[begin DATA EXTRACT]
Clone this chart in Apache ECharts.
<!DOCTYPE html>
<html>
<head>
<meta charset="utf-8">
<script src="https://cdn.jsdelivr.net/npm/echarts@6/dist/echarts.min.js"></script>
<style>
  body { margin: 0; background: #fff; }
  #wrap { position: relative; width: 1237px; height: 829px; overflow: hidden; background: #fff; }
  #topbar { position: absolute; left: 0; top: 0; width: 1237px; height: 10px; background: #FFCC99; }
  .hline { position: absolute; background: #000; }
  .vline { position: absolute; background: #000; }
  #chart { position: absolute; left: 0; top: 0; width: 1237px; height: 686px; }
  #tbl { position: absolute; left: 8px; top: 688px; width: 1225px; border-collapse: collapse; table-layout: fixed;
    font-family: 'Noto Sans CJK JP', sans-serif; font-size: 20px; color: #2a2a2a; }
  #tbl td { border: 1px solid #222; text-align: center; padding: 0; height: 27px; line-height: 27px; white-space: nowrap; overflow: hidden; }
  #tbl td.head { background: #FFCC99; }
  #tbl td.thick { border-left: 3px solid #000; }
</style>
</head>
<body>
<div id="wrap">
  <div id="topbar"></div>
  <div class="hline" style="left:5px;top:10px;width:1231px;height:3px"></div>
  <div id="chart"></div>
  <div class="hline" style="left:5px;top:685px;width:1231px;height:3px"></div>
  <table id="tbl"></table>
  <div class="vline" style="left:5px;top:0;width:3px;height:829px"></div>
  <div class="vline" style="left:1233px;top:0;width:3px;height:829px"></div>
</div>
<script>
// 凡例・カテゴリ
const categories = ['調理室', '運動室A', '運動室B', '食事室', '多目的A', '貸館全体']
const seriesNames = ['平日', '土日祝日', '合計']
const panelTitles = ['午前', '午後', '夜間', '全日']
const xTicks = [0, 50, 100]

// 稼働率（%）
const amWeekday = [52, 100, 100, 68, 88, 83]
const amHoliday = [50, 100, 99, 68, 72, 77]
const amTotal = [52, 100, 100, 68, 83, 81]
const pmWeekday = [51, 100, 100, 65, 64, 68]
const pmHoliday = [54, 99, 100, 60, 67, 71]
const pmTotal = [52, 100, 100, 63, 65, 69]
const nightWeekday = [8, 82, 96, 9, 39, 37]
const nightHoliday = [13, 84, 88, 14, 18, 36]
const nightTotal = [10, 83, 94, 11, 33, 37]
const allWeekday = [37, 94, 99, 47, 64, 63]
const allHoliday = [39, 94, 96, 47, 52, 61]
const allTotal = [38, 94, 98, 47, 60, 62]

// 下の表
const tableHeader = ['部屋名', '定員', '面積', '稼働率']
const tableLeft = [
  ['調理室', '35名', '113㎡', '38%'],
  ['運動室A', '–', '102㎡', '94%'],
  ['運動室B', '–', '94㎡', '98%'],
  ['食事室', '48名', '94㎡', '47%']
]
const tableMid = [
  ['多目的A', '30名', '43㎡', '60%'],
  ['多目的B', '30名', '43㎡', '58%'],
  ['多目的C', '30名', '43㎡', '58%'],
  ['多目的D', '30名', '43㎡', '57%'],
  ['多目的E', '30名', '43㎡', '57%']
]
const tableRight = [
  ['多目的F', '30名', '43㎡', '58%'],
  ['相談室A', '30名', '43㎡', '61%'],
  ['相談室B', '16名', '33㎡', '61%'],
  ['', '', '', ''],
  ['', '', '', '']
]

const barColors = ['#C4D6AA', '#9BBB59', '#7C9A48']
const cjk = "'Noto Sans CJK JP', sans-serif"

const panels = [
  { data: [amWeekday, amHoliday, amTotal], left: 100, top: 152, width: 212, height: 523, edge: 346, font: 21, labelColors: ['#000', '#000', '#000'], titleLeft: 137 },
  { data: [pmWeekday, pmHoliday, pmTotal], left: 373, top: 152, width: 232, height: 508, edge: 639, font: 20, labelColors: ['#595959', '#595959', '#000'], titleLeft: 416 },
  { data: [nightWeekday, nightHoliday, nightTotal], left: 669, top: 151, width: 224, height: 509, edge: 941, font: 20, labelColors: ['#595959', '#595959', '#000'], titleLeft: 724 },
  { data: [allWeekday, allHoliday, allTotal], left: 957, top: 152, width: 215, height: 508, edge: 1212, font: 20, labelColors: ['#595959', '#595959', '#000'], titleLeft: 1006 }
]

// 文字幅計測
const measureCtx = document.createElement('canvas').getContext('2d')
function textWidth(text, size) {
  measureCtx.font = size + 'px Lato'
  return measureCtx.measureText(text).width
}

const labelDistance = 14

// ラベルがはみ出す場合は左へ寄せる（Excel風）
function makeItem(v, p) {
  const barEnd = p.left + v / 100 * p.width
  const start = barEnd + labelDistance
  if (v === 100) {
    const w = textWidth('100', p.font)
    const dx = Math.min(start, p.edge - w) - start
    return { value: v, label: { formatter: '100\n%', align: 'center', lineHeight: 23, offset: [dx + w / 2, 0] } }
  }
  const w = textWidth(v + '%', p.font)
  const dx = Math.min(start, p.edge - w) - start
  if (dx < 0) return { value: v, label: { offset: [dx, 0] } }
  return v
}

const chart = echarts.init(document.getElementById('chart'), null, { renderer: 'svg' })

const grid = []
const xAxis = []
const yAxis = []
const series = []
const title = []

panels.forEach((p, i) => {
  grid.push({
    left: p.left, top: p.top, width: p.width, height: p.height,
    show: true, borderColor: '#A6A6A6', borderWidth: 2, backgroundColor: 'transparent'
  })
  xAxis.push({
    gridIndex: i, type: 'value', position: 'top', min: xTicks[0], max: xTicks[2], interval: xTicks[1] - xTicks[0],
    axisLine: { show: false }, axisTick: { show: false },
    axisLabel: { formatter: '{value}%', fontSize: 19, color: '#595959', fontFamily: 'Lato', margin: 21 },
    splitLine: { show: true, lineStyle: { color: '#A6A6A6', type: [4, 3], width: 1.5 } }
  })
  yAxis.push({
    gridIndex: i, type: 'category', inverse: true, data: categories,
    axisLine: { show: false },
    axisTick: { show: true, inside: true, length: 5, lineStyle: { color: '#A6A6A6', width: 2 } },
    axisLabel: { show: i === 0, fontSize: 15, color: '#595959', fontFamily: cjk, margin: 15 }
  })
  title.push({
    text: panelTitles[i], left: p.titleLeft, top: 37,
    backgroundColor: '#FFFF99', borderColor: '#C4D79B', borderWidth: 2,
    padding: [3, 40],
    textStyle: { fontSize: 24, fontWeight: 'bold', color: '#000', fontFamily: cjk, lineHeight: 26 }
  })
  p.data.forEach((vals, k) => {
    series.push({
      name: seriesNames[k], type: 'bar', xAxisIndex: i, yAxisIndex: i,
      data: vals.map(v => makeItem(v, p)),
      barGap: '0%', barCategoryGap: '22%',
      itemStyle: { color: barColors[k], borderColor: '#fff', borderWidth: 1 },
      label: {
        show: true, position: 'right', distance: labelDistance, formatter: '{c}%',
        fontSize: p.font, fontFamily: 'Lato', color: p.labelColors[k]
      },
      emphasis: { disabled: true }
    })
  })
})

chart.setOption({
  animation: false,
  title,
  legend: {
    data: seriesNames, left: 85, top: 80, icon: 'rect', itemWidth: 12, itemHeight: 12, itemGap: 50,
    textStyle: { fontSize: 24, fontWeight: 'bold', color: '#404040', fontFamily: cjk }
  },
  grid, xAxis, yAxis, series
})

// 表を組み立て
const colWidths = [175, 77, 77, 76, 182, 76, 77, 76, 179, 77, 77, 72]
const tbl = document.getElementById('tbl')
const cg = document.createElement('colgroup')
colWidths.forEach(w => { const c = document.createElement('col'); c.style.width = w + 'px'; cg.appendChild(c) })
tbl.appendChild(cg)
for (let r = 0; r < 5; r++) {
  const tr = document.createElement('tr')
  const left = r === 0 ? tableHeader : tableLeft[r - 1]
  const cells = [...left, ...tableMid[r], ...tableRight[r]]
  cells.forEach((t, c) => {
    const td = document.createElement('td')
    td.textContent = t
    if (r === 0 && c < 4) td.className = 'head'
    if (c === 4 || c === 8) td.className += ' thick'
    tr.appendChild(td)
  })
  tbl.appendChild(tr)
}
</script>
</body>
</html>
[end DATA EXTRACT]
## [WHAT IS BEING ASKED]
Output exactly the leading lines of the data, up to and including the line marked by "const xTicks = [0, 50, 100]".

## [FULL ANSWER]
Clone this chart in Apache ECharts.
<!DOCTYPE html>
<html>
<head>
<meta charset="utf-8">
<script src="https://cdn.jsdelivr.net/npm/echarts@6/dist/echarts.min.js"></script>
<style>
  body { margin: 0; background: #fff; }
  #wrap { position: relative; width: 1237px; height: 829px; overflow: hidden; background: #fff; }
  #topbar { position: absolute; left: 0; top: 0; width: 1237px; height: 10px; background: #FFCC99; }
  .hline { position: absolute; background: #000; }
  .vline { position: absolute; background: #000; }
  #chart { position: absolute; left: 0; top: 0; width: 1237px; height: 686px; }
  #tbl { position: absolute; left: 8px; top: 688px; width: 1225px; border-collapse: collapse; table-layout: fixed;
    font-family: 'Noto Sans CJK JP', sans-serif; font-size: 20px; color: #2a2a2a; }
  #tbl td { border: 1px solid #222; text-align: center; padding: 0; height: 27px; line-height: 27px; white-space: nowrap; overflow: hidden; }
  #tbl td.head { background: #FFCC99; }
  #tbl td.thick { border-left: 3px solid #000; }
</style>
</head>
<body>
<div id="wrap">
  <div id="topbar"></div>
  <div class="hline" style="left:5px;top:10px;width:1231px;height:3px"></div>
  <div id="chart"></div>
  <div class="hline" style="left:5px;top:685px;width:1231px;height:3px"></div>
  <table id="tbl"></table>
  <div class="vline" style="left:5px;top:0;width:3px;height:829px"></div>
  <div class="vline" style="left:1233px;top:0;width:3px;height:829px"></div>
</div>
<script>
// 凡例・カテゴリ
const categories = ['調理室', '運動室A', '運動室B', '食事室', '多目的A', '貸館全体']
const seriesNames = ['平日', '土日祝日', '合計']
const panelTitles = ['午前', '午後', '夜間', '全日']
const xTicks = [0, 50, 100]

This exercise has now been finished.